Instructions for the task -
Quote verbatim every line from the line containing "Give me the" to the line containing "const chart = echarts.init(document.getElementById('c'));", inclusive of both, and no other line.

Source material -
──────────────────────────────

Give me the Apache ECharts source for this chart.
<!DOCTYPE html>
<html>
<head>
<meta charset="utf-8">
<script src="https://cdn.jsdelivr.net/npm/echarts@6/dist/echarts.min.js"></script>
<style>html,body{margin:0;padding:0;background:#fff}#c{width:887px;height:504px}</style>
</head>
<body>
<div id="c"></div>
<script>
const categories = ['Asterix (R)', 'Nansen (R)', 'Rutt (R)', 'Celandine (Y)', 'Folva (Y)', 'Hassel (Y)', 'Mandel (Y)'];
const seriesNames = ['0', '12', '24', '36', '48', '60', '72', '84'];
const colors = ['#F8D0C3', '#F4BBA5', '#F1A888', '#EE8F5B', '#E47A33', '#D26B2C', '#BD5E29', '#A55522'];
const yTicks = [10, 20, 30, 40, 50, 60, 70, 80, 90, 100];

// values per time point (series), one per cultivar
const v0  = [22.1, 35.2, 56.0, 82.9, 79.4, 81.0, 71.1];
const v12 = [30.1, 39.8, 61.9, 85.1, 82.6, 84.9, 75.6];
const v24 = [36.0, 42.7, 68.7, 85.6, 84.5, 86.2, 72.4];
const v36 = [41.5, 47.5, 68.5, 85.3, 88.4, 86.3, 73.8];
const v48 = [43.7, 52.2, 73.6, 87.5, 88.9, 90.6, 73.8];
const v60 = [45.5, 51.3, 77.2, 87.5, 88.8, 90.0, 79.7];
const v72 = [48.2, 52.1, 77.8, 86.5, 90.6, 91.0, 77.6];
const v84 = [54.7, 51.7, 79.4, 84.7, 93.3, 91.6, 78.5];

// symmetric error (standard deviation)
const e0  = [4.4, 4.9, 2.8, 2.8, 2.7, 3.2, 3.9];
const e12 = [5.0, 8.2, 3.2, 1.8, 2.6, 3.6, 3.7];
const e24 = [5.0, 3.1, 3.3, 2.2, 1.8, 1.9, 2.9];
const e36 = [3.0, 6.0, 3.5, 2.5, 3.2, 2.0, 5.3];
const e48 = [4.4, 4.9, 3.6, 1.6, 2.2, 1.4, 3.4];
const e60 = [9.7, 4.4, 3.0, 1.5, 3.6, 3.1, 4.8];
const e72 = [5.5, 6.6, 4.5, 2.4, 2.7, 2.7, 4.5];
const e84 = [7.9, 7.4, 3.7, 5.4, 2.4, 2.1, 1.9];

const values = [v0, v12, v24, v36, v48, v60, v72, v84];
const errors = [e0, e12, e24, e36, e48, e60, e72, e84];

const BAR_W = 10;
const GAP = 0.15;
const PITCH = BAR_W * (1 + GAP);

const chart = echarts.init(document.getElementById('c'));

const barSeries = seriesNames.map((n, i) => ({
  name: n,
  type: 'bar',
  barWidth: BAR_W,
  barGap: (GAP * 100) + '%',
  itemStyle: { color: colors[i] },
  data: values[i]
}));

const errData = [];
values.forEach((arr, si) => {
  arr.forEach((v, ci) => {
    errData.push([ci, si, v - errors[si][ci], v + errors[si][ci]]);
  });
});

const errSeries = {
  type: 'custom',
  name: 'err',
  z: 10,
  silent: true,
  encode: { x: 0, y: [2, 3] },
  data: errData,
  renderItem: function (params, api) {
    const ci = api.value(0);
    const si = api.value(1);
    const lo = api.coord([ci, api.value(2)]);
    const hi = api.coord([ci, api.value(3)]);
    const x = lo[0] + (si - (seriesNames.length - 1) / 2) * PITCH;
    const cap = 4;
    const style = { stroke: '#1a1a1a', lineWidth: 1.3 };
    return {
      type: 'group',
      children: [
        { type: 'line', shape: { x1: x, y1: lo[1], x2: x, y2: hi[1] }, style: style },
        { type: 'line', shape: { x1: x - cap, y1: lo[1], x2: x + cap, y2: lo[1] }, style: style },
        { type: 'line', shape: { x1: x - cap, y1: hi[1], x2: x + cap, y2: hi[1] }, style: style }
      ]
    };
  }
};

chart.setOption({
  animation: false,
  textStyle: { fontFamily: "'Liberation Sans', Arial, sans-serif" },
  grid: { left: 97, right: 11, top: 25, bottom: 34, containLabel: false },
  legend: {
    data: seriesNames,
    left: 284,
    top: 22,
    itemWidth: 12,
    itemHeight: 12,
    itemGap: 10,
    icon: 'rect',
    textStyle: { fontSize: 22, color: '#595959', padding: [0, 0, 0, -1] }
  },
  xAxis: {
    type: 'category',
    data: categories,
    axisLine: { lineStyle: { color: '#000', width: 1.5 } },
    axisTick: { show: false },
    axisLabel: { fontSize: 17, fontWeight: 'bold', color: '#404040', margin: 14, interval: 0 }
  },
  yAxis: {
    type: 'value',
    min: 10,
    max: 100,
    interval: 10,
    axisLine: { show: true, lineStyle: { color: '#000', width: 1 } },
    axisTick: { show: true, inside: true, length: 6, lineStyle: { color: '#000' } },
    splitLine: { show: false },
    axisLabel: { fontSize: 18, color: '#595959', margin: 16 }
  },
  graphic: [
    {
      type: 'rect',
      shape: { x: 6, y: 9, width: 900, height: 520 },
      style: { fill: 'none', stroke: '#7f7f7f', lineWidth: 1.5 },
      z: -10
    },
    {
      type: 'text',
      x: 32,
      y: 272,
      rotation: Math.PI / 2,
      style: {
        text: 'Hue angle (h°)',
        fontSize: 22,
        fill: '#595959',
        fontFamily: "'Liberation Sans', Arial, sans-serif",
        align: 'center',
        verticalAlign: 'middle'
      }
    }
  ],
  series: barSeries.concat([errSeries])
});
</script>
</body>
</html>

──────────────────────────────

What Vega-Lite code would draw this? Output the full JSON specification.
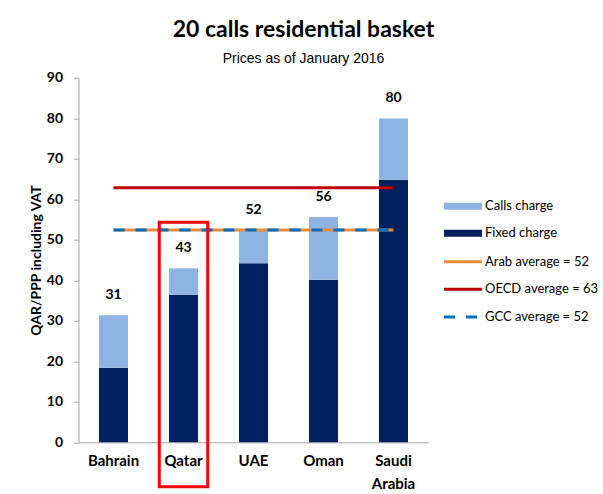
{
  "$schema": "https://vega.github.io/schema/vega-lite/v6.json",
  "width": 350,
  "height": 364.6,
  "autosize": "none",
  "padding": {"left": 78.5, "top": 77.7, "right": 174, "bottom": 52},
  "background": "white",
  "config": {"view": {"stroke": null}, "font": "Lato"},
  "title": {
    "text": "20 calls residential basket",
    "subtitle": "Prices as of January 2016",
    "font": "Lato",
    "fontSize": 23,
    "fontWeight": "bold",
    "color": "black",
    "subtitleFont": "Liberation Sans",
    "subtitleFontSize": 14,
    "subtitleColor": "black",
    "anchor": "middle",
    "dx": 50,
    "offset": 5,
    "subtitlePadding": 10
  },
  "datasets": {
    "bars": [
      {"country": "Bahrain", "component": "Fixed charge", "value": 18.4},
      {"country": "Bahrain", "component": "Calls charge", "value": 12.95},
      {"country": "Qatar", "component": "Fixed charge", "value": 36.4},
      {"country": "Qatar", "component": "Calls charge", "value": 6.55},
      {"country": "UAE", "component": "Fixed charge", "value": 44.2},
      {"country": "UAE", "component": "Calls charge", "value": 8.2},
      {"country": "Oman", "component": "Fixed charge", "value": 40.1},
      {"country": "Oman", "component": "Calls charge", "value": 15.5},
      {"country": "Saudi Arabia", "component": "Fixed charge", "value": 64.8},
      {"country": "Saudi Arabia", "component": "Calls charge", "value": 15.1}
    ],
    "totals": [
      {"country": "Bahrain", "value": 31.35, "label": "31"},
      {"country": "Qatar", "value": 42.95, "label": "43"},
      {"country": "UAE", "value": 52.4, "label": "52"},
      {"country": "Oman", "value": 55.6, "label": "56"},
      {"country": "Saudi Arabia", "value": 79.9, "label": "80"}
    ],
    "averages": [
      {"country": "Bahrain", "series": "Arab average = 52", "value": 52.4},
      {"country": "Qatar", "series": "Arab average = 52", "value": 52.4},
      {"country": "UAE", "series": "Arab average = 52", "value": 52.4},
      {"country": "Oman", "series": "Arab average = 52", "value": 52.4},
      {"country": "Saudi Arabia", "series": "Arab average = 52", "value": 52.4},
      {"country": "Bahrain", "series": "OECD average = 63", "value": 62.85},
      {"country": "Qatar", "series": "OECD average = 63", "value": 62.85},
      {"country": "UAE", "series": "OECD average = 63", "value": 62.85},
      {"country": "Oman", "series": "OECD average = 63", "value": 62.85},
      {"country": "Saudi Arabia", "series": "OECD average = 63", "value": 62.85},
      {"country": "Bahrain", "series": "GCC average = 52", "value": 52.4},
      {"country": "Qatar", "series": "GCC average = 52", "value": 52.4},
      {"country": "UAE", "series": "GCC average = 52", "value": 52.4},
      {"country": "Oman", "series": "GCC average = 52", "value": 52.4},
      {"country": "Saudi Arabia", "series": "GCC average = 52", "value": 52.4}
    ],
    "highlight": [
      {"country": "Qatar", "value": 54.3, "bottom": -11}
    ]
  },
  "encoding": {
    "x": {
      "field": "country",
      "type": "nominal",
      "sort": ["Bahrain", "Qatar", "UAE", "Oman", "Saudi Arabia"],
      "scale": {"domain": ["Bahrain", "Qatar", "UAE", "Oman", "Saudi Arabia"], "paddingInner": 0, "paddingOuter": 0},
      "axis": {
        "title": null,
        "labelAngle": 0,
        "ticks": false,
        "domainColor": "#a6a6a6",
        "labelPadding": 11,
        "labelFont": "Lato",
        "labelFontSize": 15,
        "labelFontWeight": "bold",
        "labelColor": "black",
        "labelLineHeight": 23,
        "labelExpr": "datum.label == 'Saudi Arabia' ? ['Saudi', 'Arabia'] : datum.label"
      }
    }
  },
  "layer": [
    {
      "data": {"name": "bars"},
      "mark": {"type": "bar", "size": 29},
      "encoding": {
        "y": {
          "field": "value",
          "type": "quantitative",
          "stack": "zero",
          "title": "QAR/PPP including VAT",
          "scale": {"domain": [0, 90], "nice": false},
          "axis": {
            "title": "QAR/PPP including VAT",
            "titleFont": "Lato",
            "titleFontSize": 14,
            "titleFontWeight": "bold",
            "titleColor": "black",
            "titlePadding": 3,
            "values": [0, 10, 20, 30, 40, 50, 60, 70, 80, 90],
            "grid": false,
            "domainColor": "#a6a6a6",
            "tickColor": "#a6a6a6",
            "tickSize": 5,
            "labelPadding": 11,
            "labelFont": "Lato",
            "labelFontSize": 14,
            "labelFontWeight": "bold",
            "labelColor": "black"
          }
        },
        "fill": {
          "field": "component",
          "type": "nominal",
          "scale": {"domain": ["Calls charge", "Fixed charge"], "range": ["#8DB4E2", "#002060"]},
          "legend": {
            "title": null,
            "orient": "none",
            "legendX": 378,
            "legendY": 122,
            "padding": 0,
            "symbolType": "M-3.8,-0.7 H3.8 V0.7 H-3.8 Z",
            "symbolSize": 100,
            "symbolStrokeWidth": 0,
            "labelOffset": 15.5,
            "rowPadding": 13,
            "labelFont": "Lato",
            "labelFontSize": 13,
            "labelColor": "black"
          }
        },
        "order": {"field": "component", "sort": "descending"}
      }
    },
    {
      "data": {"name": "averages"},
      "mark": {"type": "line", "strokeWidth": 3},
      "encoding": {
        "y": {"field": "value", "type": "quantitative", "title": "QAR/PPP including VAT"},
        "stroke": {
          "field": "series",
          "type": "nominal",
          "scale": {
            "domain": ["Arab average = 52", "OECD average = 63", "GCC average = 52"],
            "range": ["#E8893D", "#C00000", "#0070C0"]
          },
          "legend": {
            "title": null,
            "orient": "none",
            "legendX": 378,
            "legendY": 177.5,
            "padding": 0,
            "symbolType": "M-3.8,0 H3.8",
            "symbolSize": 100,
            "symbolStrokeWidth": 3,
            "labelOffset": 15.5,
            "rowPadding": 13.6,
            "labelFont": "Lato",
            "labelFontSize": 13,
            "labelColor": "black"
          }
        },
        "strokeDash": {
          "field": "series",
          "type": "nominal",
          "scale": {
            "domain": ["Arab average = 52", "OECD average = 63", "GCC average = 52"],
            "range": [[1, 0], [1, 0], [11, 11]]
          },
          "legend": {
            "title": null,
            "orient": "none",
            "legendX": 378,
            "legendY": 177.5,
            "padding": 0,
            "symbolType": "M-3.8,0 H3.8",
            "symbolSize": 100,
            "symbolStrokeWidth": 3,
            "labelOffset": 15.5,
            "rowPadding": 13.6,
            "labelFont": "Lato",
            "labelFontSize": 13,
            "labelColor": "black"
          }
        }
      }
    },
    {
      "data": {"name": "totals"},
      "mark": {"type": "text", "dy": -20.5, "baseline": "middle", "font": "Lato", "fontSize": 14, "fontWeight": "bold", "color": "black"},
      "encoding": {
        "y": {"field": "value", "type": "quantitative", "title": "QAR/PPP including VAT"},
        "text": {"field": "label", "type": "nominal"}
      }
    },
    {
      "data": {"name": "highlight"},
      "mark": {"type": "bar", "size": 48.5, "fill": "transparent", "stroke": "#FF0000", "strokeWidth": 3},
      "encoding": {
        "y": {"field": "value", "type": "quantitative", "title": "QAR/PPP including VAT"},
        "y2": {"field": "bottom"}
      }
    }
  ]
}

──────────────────────────────

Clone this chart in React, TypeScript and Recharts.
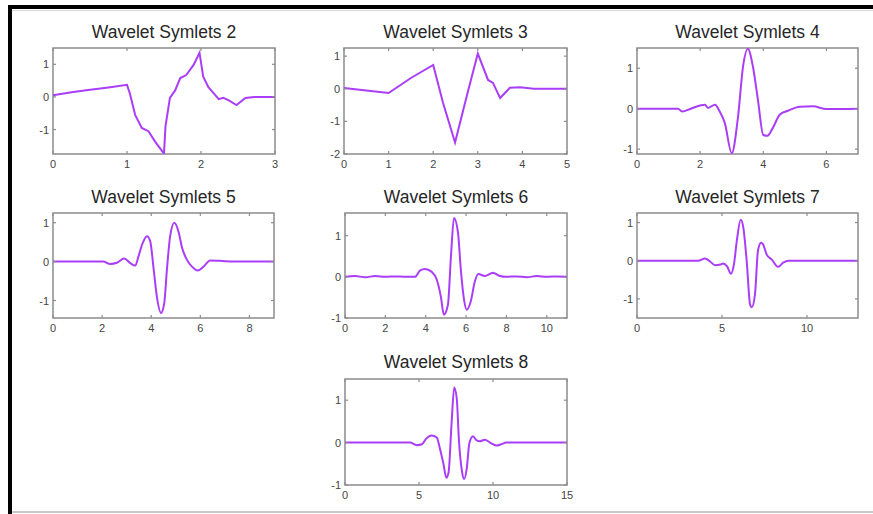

──────────────────────────────

Answer to this exercise -
Give me the Apache ECharts source for this chart.
<!DOCTYPE html>
<html>
<head>
<meta charset="utf-8">
<script src="https://cdn.jsdelivr.net/npm/echarts@6/dist/echarts.min.js"></script>
<style>html,body{margin:0;padding:0;background:#fff}#c{width:887px;height:504px}</style>
</head>
<body>
<div id="c"></div>
<script>
const categories = ['Asterix (R)', 'Nansen (R)', 'Rutt (R)', 'Celandine (Y)', 'Folva (Y)', 'Hassel (Y)', 'Mandel (Y)'];
const seriesNames = ['0', '12', '24', '36', '48', '60', '72', '84'];
const colors = ['#F8D0C3', '#F4BBA5', '#F1A888', '#EE8F5B', '#E47A33', '#D26B2C', '#BD5E29', '#A55522'];
const yTicks = [10, 20, 30, 40, 50, 60, 70, 80, 90, 100];

// values per time point (series), one per cultivar
const v0  = [22.1, 35.2, 56.0, 82.9, 79.4, 81.0, 71.1];
const v12 = [30.1, 39.8, 61.9, 85.1, 82.6, 84.9, 75.6];
const v24 = [36.0, 42.7, 68.7, 85.6, 84.5, 86.2, 72.4];
const v36 = [41.5, 47.5, 68.5, 85.3, 88.4, 86.3, 73.8];
const v48 = [43.7, 52.2, 73.6, 87.5, 88.9, 90.6, 73.8];
const v60 = [45.5, 51.3, 77.2, 87.5, 88.8, 90.0, 79.7];
const v72 = [48.2, 52.1, 77.8, 86.5, 90.6, 91.0, 77.6];
const v84 = [54.7, 51.7, 79.4, 84.7, 93.3, 91.6, 78.5];

// symmetric error (standard deviation)
const e0  = [4.4, 4.9, 2.8, 2.8, 2.7, 3.2, 3.9];
const e12 = [5.0, 8.2, 3.2, 1.8, 2.6, 3.6, 3.7];
const e24 = [5.0, 3.1, 3.3, 2.2, 1.8, 1.9, 2.9];
const e36 = [3.0, 6.0, 3.5, 2.5, 3.2, 2.0, 5.3];
const e48 = [4.4, 4.9, 3.6, 1.6, 2.2, 1.4, 3.4];
const e60 = [9.7, 4.4, 3.0, 1.5, 3.6, 3.1, 4.8];
const e72 = [5.5, 6.6, 4.5, 2.4, 2.7, 2.7, 4.5];
const e84 = [7.9, 7.4, 3.7, 5.4, 2.4, 2.1, 1.9];

const values = [v0, v12, v24, v36, v48, v60, v72, v84];
const errors = [e0, e12, e24, e36, e48, e60, e72, e84];

const BAR_W = 10;
const GAP = 0.15;
const PITCH = BAR_W * (1 + GAP);

const chart = echarts.init(document.getElementById('c'));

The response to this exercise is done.